Scoring the quality of IRT studies
If studies use IRT models, the COSMIN IRT box should be completed in addition to the specific boxes for the measurement properties that were evaluated in the IRT study. IRT models are most often used for assessing internal consistency and cross-cultural validity (Differential Item Functioning). If the IRT model, the computer software package, or the method of estimation was not adequately described (IRT box items 1–3), these items are scored good instead of excellent. If the assumptions for estimating parameters of the IRT model were not checked or this is unknown (item 4), this item is scored fair. To obtain a total score for the methodological quality of studies that use IRT methods, the “worst score counts” algorithm should be applied to the combination of the IRT box and the box of the measurement property that was evaluated in the IRT study. For example, if IRT methods are used to study internal consistency and item 4 in the IRT box is scored fair, while the items in the internal consistency box (box A) are all scored as good or excellent, the methodological quality score for the internal consistency study will be fair. However, if any of the items in box A is scored poor, the methodological quality score for the internal consistency study will be poor.

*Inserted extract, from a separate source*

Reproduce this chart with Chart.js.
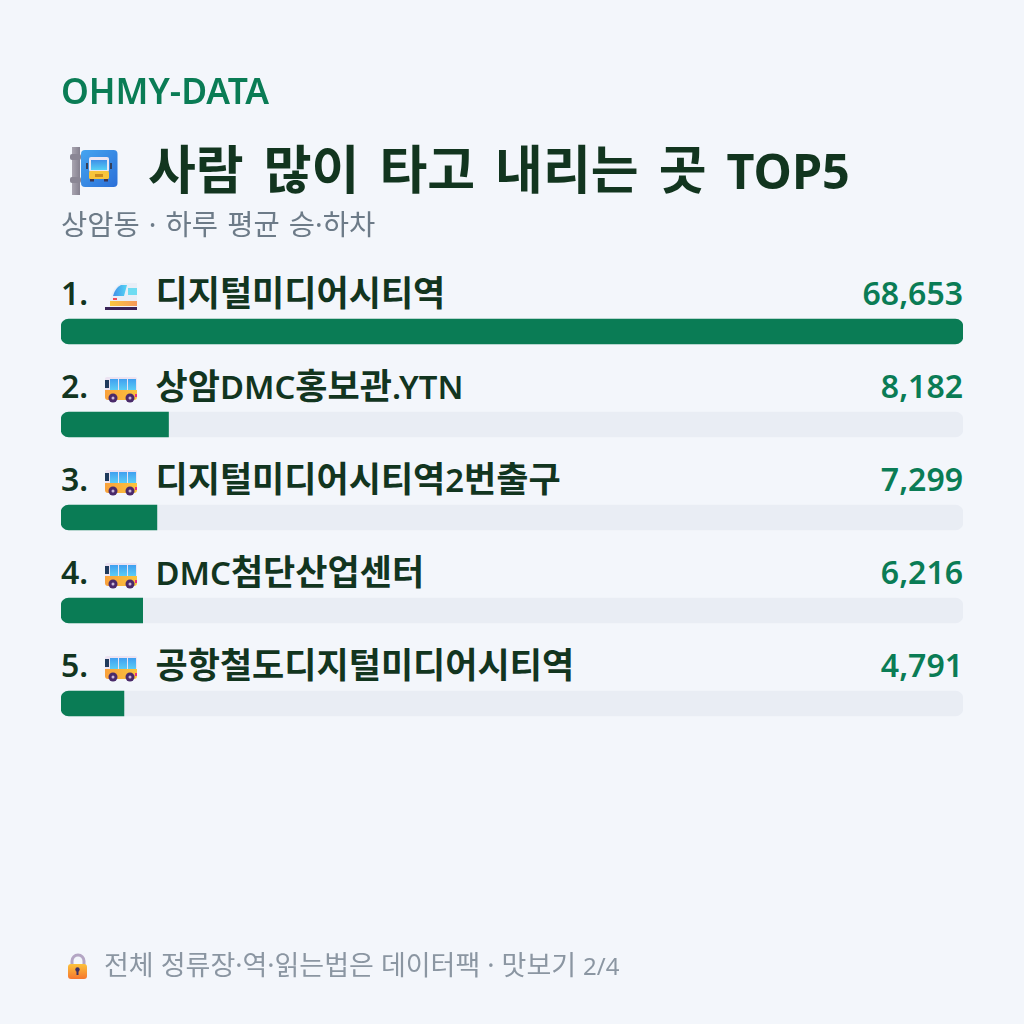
<!DOCTYPE html>
<html lang="ko">
<head>
<meta charset="utf-8">
<title>사람 많이 타고 내리는 곳 TOP5</title>
<script src="https://cdn.jsdelivr.net/npm/chart.js@4"></script>
<style>
  html, body { margin: 0; padding: 0; background: #f3f6fb; }
  body { width: 1024px; height: 1024px; position: relative; overflow: hidden;
         font-family: "Noto Sans", "Noto Sans CJK KR", sans-serif; }
  canvas { position: absolute; left: 0; top: 0; }
  .teks { position: absolute; white-space: nowrap; margin: 0; }
  #merek { left: 61px; top: 67px; font-size: 35.4px; line-height: 46px; font-weight: 600; color: #0a7c55; }
  #judul { left: 148px; top: 136px; font-size: 52px; line-height: 66px; font-weight: 700; color: #12351f; word-spacing: 6.5px; }
  #judul span { font-size: 48.5px; }
  #sub { left: 61px; top: 204px; font-size: 28.5px; line-height: 40px; color: #6d7b88; word-spacing: 1.75px; }
  #kaki { left: 104px; top: 946px; font-size: 27px; line-height: 38px; color: #8b96a2; }
  #kaki span { font-size: 24px; }
  svg { position: absolute; }
</style>
</head>
<body>
<canvas id="grafik" width="1024" height="1024"></canvas>

<div id="merek" class="teks">OHMY-DATA</div>

<!-- ikon halte bus -->
<svg style="left:68px;top:145px" width="52" height="52" viewBox="0 0 52 52">
  <defs>
    <linearGradient id="biruHalte" x1="0" y1="0" x2="1" y2="1"><stop offset="0" stop-color="#45a5f0"/><stop offset="1" stop-color="#2b6fd8"/></linearGradient>
    <linearGradient id="tiang" x1="0" y1="0" x2="1" y2="0"><stop offset="0" stop-color="#a9a5b1"/><stop offset="1" stop-color="#85818f"/></linearGradient>
    <linearGradient id="kacaHalte" x1="0" y1="0" x2="0" y2="1"><stop offset="0" stop-color="#3f8fe8"/><stop offset="1" stop-color="#55d0f5"/></linearGradient>
  </defs>
  <rect x="4" y="2" width="8" height="48" fill="url(#tiang)"/>
  <rect x="2" y="9" width="11" height="6" rx="2" fill="#8a8694"/>
  <rect x="2" y="32" width="11" height="6" rx="2" fill="#8a8694"/>
  <rect x="13" y="5" width="36.500" height="37" rx="4" fill="url(#biruHalte)"/>
  <rect x="21" y="12" width="20" height="15" rx="2" fill="#ece6f2"/>
  <rect x="23" y="15" width="16" height="10" fill="url(#kacaHalte)"/>
  <rect x="21" y="26" width="20" height="8" rx="1.500" fill="#f8c43a"/>
  <rect x="27" y="29" width="8" height="3" fill="#c98a1f"/>
  <rect x="18" y="18" width="2" height="6" fill="#33405c"/>
  <rect x="42" y="18" width="2" height="6" fill="#33405c"/>
  <rect x="22" y="34" width="4" height="2.500" fill="#3c3552"/>
  <rect x="36" y="34" width="4" height="2.500" fill="#3c3552"/>
</svg>
<h1 id="judul" class="teks">사람 많이 타고 내리는 곳 <span>TOP5</span></h1>
<div id="sub" class="teks">상암동 · 하루 평균 승·하차</div>

<!-- ikon gembok -->
<svg style="left:66px;top:953px" width="24" height="28" viewBox="0 0 24 28">
  <defs>
    <linearGradient id="jinggaKunci" x1="0" y1="0" x2="0" y2="1"><stop offset="0" stop-color="#fcc23a"/><stop offset="1" stop-color="#f5762f"/></linearGradient>
  </defs>
  <path d="M6 12 V8 a6 6 0 0 1 12 0 V12" fill="none" stroke="#b4a6c4" stroke-width="3"/>
  <rect x="2" y="11" width="19" height="15" rx="3" fill="url(#jinggaKunci)"/>
  <circle cx="11.500" cy="16.500" r="2.200" fill="#3d2f63"/>
  <rect x="10.500" y="17" width="2" height="5" fill="#3d2f63"/>
</svg>
<div id="kaki" class="teks">전체 정류장·역·읽는법은 데이터팩 · 맛보기 <span>2/4</span></div>

<script>
// Data halte dan rata-rata naik turun per hari
const namaHalte = ['디지털미디어시티역', '상암DMC홍보관.YTN', '디지털미디어시티역2번출구', 'DMC첨단산업센터', '공항철도디지털미디어시티역'];
const jenisHalte = ['kereta', 'bus', 'bus', 'bus', 'bus'];
const jumlahPenumpang = [68653, 8182, 7299, 6216, 4791];

const WARNA_LATAR = '#f3f6fb';
const WARNA_BATANG = '#0a7c55';
const WARNA_REL = '#e9edf4';
const WARNA_NAMA = '#12351f';
const FONT_LATIN = '600 32.8px "Noto Sans", sans-serif';
const FONT_ANGKA = '600 32px "Noto Sans", sans-serif';
const FONT_HANGUL = '700 35px "Noto Sans CJK KR", sans-serif';

const kanvas = document.getElementById('grafik');
// alpha:false supaya teks kanvas tetap tajam
const ctxKanvas = kanvas.getContext('2d', { alpha: false });
const nilaiMaks = Math.max(...jumlahPenumpang);

// Hangul sedikit lebih besar dari huruf latin, jadi digambar per potongan
function tulisNama(ctx, teks, x, y) {
  const potongan = teks.match(/[\uAC00-\uD7A3]+|[^\uAC00-\uD7A3]+/g);
  potongan.forEach((p) => {
    ctx.font = /[\uAC00-\uD7A3]/.test(p) ? FONT_HANGUL : FONT_LATIN;
    ctx.fillText(p, x, y);
    x += ctx.measureText(p).width;
  });
}

// Ikon bus kecil, x dan y pojok kiri atas
function gambarBus(ctx, x, y) {
  const tubuh = ctx.createLinearGradient(x, 0, x + 32, 0);
  tubuh.addColorStop(0, '#f9a13c');
  tubuh.addColorStop(1, '#fbc53c');
  ctx.fillStyle = '#ece3f2';
  ctx.beginPath(); ctx.roundRect(x, y, 32, 14, 2); ctx.fill();
  ctx.fillStyle = tubuh;
  ctx.beginPath(); ctx.roundRect(x, y + 13, 32, 10, [0, 0, 3, 3]); ctx.fill();
  ctx.fillStyle = '#1f3a5c';
  ctx.fillRect(x, y + 3, 4, 8);
  const kaca = ctx.createLinearGradient(0, y + 2, 0, y + 13);
  kaca.addColorStop(0, '#3f9ff0');
  kaca.addColorStop(1, '#5ccdf5');
  ctx.fillStyle = kaca;
  [5, 14, 23].forEach((dx) => ctx.fillRect(x + dx, y + 2, 8, 11));
  ctx.fillStyle = '#e8307a';
  ctx.fillRect(x + 30, y + 17, 2, 3);
  [8, 25].forEach((dx) => {
    ctx.fillStyle = '#4a2a6a';
    ctx.beginPath(); ctx.arc(x + dx, y + 21, 4.500, 0, Math.PI * 2); ctx.fill();
    ctx.fillStyle = '#c9b6d8';
    ctx.beginPath(); ctx.arc(x + dx, y + 21, 1.500, 0, Math.PI * 2); ctx.fill();
  });
}

// Ikon kereta cepat kecil
function gambarKereta(ctx, x, y) {
  ctx.fillStyle = '#e9eef7';
  ctx.beginPath();
  ctx.moveTo(x + 32, y); ctx.lineTo(x + 17, y);
  ctx.quadraticCurveTo(x + 8, y + 3, x + 5, y + 16);
  ctx.lineTo(x + 5, y + 23); ctx.lineTo(x + 32, y + 23);
  ctx.closePath(); ctx.fill();
  const kaca = ctx.createLinearGradient(x + 8, 0, x + 22, 0);
  kaca.addColorStop(0, '#3f8fe8');
  kaca.addColorStop(1, '#55d5f5');
  ctx.fillStyle = kaca;
  ctx.beginPath();
  ctx.moveTo(x + 22, y + 2); ctx.lineTo(x + 16, y + 2);
  ctx.quadraticCurveTo(x + 10, y + 5, x + 8, y + 13);
  ctx.lineTo(x + 19, y + 13);
  ctx.closePath(); ctx.fill();
  ctx.fillStyle = '#6fdcf2';
  ctx.fillRect(x + 23, y + 5, 9, 7);
  ctx.fillStyle = '#ef4a5a';
  ctx.fillRect(x + 8, y + 15, 4, 2);
  const bawah = ctx.createLinearGradient(x, 0, x + 32, 0);
  bawah.addColorStop(0, '#fbd03c');
  bawah.addColorStop(1, '#f59a5a');
  ctx.fillStyle = bawah;
  ctx.fillRect(x + 5, y + 18, 27, 5);
  ctx.fillStyle = '#3a2458';
  ctx.fillRect(x, y + 24, 32, 3);
}

// Latar halaman digambar dulu karena kanvas tidak transparan
const pluginLatar = {
  id: 'latarHalaman',
  beforeDraw(chart) {
    const { ctx, width, height } = chart;
    ctx.save();
    ctx.fillStyle = WARNA_LATAR;
    ctx.fillRect(0, 0, width, height);
    ctx.restore();
  }
};

// Nomor, ikon, nama halte dan angka di atas tiap batang
const pluginBaris = {
  id: 'barisHalte',
  afterDatasetsDraw(chart) {
    const { ctx, chartArea } = chart;
    const meta = chart.getDatasetMeta(0);
    ctx.save();
    ctx.textBaseline = 'alphabetic';
    meta.data.forEach((batang, i) => {
      const tengah = Math.round(batang.y);
      const dasar = tengah - 26;
      ctx.font = FONT_ANGKA;
      ctx.fillStyle = WARNA_NAMA;
      ctx.textAlign = 'left';
      ctx.fillText((i + 1) + '.', chartArea.left, dasar - 1);
      tulisNama(ctx, namaHalte[i], chartArea.left + 94.500, dasar);
      ctx.font = FONT_ANGKA;
      ctx.textAlign = 'right';
      ctx.fillStyle = WARNA_BATANG;
      ctx.fillText(jumlahPenumpang[i].toLocaleString('en-US'), chartArea.right, dasar - 1);
      if (jenisHalte[i] === 'kereta') {
        gambarKereta(ctx, chartArea.left + 44, tengah - 49);
      } else {
        gambarBus(ctx, chartArea.left + 44, tengah - 48);
      }
    });
    ctx.restore();
  }
};

new Chart(kanvas, {
  type: 'bar',
  data: {
    labels: namaHalte,
    datasets: [
      {
        label: '승·하차',
        data: jumlahPenumpang,
        backgroundColor: WARNA_BATANG,
        barThickness: 25,
        order: 1,
        borderRadius: (c) => (c.raw >= nilaiMaks
          ? 8
          : { topLeft: 8, bottomLeft: 8, topRight: 0, bottomRight: 0 }),
        borderSkipped: false
      },
      {
        label: '전체',
        data: jumlahPenumpang.map(() => nilaiMaks),
        backgroundColor: WARNA_REL,
        barThickness: 25,
        order: 2,
        borderRadius: 8,
        borderSkipped: false
      }
    ]
  },
  options: {
    indexAxis: 'y',
    responsive: false,
    animation: false,
    devicePixelRatio: 1,
    layout: { padding: { left: 61, right: 61, top: 285, bottom: 274 } },
    datasets: { bar: { grouped: false } },
    scales: {
      x: { display: false, min: 0, max: nilaiMaks },
      y: { display: false }
    },
    plugins: {
      legend: { display: false },
      tooltip: { enabled: false }
    }
  },
  plugins: [pluginLatar, pluginBaris]
});
</script>
</body>
</html>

Adaptations made during testing
In comparing the initial COSMIN scoring with the rater’s overall judgement of the methodological quality of the study, we found a few discrepancies. In most cases, the rater’s overall judgement was more positive than the rating obtained with the COSMIN scoring system. For example, when rating the methodological quality of a study on construct validity and the expected direction of correlations or mean differences were not included in the hypotheses for testing construct validity, this was originally rated as fair quality. However, the rater argued that it was often possible to deduce what was expected. We therefore changed the scoring of this response option into good.
Example of the application of the scoring system in systematic reviews of measurement properties
The scoring system was applied on a set of 46 articles from a systematic review on the measurement properties of 8 neck disability questionnaires [9]. The results are presented in Fig. 1. This figure shows how the scoring system can be used to provide an overview of the methodological quality of the included studies on measurement properties in a systematic review. For example, in 41 of the 46 articles, construct validity was evaluated. 5 (11%) of these studies were rated as excellent, 8 (19%) as good, 16 (40%) as fair, and 12 (30%) as poor.
Subsequently, the methodological quality of the studies should be taken into account in the evaluation of the results of the included studies. In this phase of the review, the results from different studies are combined [12]. In this systematic review, levels of evidence were used to rate the quality of the instruments, like is done in reviews of randomized clinical trials [13, 14]. In applying levels of evidence, the methodological quality of the studies is taken into account, as well the number of studies and their results. As the results of studies with poor methodological quality cannot be trusted, they do not contribute any evidence, while excellent studies provide strong evidence. The highest level of evidence was applied to the results of studies of excellent methodological quality, and the lowest level of evidence was applied to the results of studies of fair methodological quality [9].